The film starts with a tense teaser set on an airplane, which will prove virtually irrelevant to the plot. Next, it takes its time introducing two of the blandest, most underwritten, most woodenly acted protagonists in recent horror history: high school sweethearts Julia (Matilda Anna Ingrid Lutz) and Holt (Alex Roe).

They've been separated by college, where Holt has fallen in with a gang of students researching the killer video clip under the tutelage of a mad-scientist professor (Johnny Galecki). This part of the film cribs a clever idea from the short film "Rings" (created as a bonus feature for The Ring's 2005 rerelease): The kids game the ghost's system, escaping death by passing on her curse like a chain email.

When the buck stops with Holt, Julia voluntarily takes on the curse in his place.
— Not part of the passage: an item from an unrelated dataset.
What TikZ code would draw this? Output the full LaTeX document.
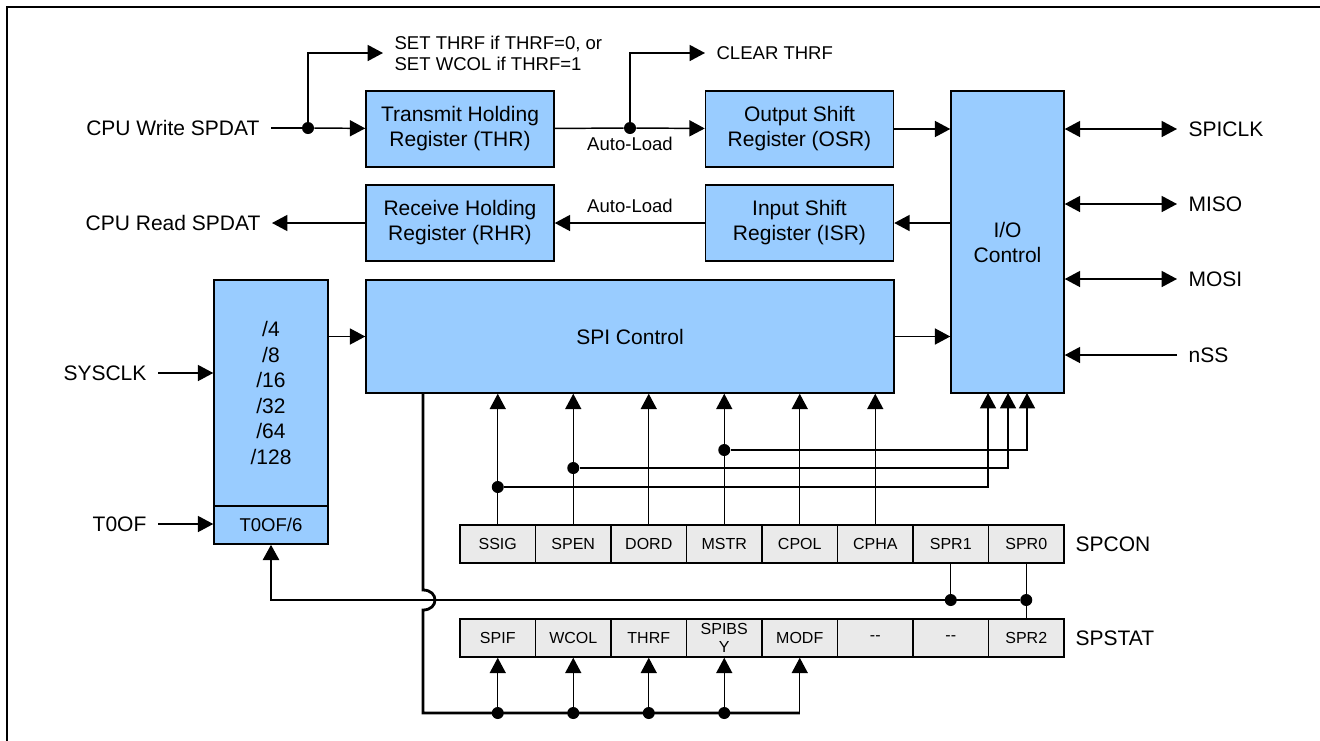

Jettisoning the promising college setup entirely, the story now speeds off to the small town where Samara's bones supposedly reside. There, in blue-tinged scenes full of imagery straight out of an uninspired demonic-possession flick (buzzing flies, defiled crosses), Julia attempts to appease and exorcise Samara by uncovering yet another chapter of her dull, derivative backstory. Anyone who has seen The Ring knows exactly where this is heading.

Waiting for our heroine to figure out what we already know, we can enjoy scenery chewing from Vincent D'Onofrio (as the town's resident exposition giver) and epically underwhelming jump scares. One involves a barking dog. At another point, the director is so desperate to goose the audience that he cuts to someone opening an umbrella very loudly.

Koji Suzuki, author of the original Ring novel, gave his story a twist that subverts horror conventions. It's a hard act to follow with more of the same — especially when the march of technology offers far more disturbing possibilities for the Ring concept. The black-and-white, surrealist-inspired imagery of the deadly short film will never stop being creepy, even with the superfluous additions it receives here. And the motif of the cursed clip resonates even more nowadays: How many of us have clicked on a video we later wished we could unsee?

By taking a few risks and giving the concept a true update, Gutiérrez and co. might have rebooted the franchise. Instead, they offer a disconnected hodgepodge of familiar scares. The final scene is nicely done, but it comes way too late to compensate for the preceding 100 minutes. Seven days after seeing Rings, you won't remember a thing about it.